母のエプロンやランチョンマットのような、こういうテイストの花柄は自分の持ち物には採用しないけれど、ふいに出会うと、あまりのかわいさに反射的にきゅんとしてしまう。
紙には、ウエハースが包まれていた。
他にもいくつかおやつを買っていたのだけれど、目ざとく袋を見つけた恋人とふたりで、プリン・ア・ラ・モードをはんぶんこしたら、すっかり満たされてしまった。
真ん中に固めのしっかりしたプリンが鎮座し、その下にはたっぷりと清潔な生クリームがしかれ、苺やカスタードがささやかに挟み込まれている。
ちょんっと載ったシロップ漬けのチェリーも、缶詰の甘さのみかんもパインも、なにもかもがレトロでかわいい。
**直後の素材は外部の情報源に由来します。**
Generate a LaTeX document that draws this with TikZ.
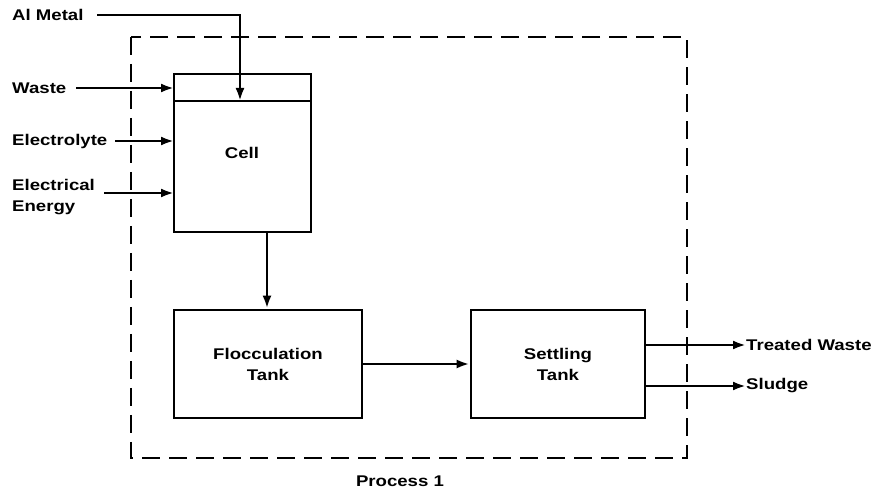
\documentclass[tikz,border=0pt]{standalone}
\usepackage{fontspec}
\setmainfont[FakeStretch=1.2]{Liberation Sans}
\usetikzlibrary{arrows.meta}
\begin{document}
\begin{tikzpicture}[x=1pt,y=-1pt,
  box/.style={draw,line width=2.8pt,inner sep=0pt,minimum width=0pt},
  lbl/.style={font=\fontsize{15.5}{21}\selectfont\bfseries,inner sep=0pt,align=left},
  flow/.style={line width=2.6pt,-{Latex[length=13pt,width=9pt]}},
  boundary/.style={line width=2.3pt,dash pattern=on 18pt off 9pt}]
\useasboundingbox (0,0) rectangle (879,494);
\draw[boundary] (131,37) rectangle (687,458);
% cell
\draw[box] (174,74) rectangle (311,232);
\draw[line width=2.8pt] (174,101) -- (311,101);
\coordinate (celltop) at (240,101);
\node[lbl] (cell) at (242,153) {Cell};
\node[box,minimum width=188pt,minimum height=108pt] (floc) at (268,364) {};
\node[lbl,align=center] at (floc) {Flocculation\\Tank};
\node[box,minimum width=174pt,minimum height=108pt] (settle) at (558,364) {};
\node[lbl,align=center] at (settle) {Settling\\Tank};
% inputs
\node[lbl,anchor=west] (al) at (12,15) {Al Metal};
\node[lbl,anchor=west] (waste) at (12,88) {Waste};
\node[lbl,anchor=west] (elyte) at (12,141) {Electrolyte};
\node[lbl,anchor=west] (energy) at (12,197) {Electrical\\Energy};
\draw[flow] (97,15) -| (celltop);
\draw[flow] (76,88) -- (174,88);
\draw[flow] (115,141) -- (174,141);
\draw[flow] (104,193) -- (174,193);
\draw[flow] (267,232) -- (floc.north -| 267,0);
\draw[flow] (floc.east) -- (settle.west);
\node[lbl,anchor=west] (tw) at (746,345) {Treated Waste};
\node[lbl,anchor=west] (sl) at (746,386) {Sludge};
\draw[flow] (settle.east |- tw) -- (tw.west);
\draw[flow] (settle.east |- sl) -- (sl.west);
\node[lbl] (proc) at (400,481) {Process 1};
\end{tikzpicture}
\end{document}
プリン・ア・ラ・モードが食べたいというとき、まさしくこれを思い浮かべるという端正さ。
昔食べた記憶の中のいわゆるプリン・ア・ラ・モードは、同じビジュアルでもっと甘かった気がするけれど、現代風にあっさりとした甘さなのもうれしい。
プリンの上に銀河のように散らされた銀色のアラザンまで、すべてが完璧。
お昼を過ぎて急に時間の流れがとろとろと曖昧になってきたので、今日のおやつの時間はまだしばらくやってきそうにない。
昨日、数年ぶりに本棚から取り出した本はもう読んでしまったし。もう少しオリンピックを見続けようかなぁ。
本は、ウエハースにまつわるタイトルで、自分ではぜんぜん気づかなかったので指摘されたときには心底驚き、なるほど、と奇妙に深い納得があった。
選ぶということは単なる気まぐれだと思っているのに、こうしてわかりやすい理由がつくと、なんだかちょっと笑ってしまう。たぶん、単純さは幸福に直結しているからだ。わたしは単純な人生が好きだし、自分が単純だと思える瞬間はとても心楽しい。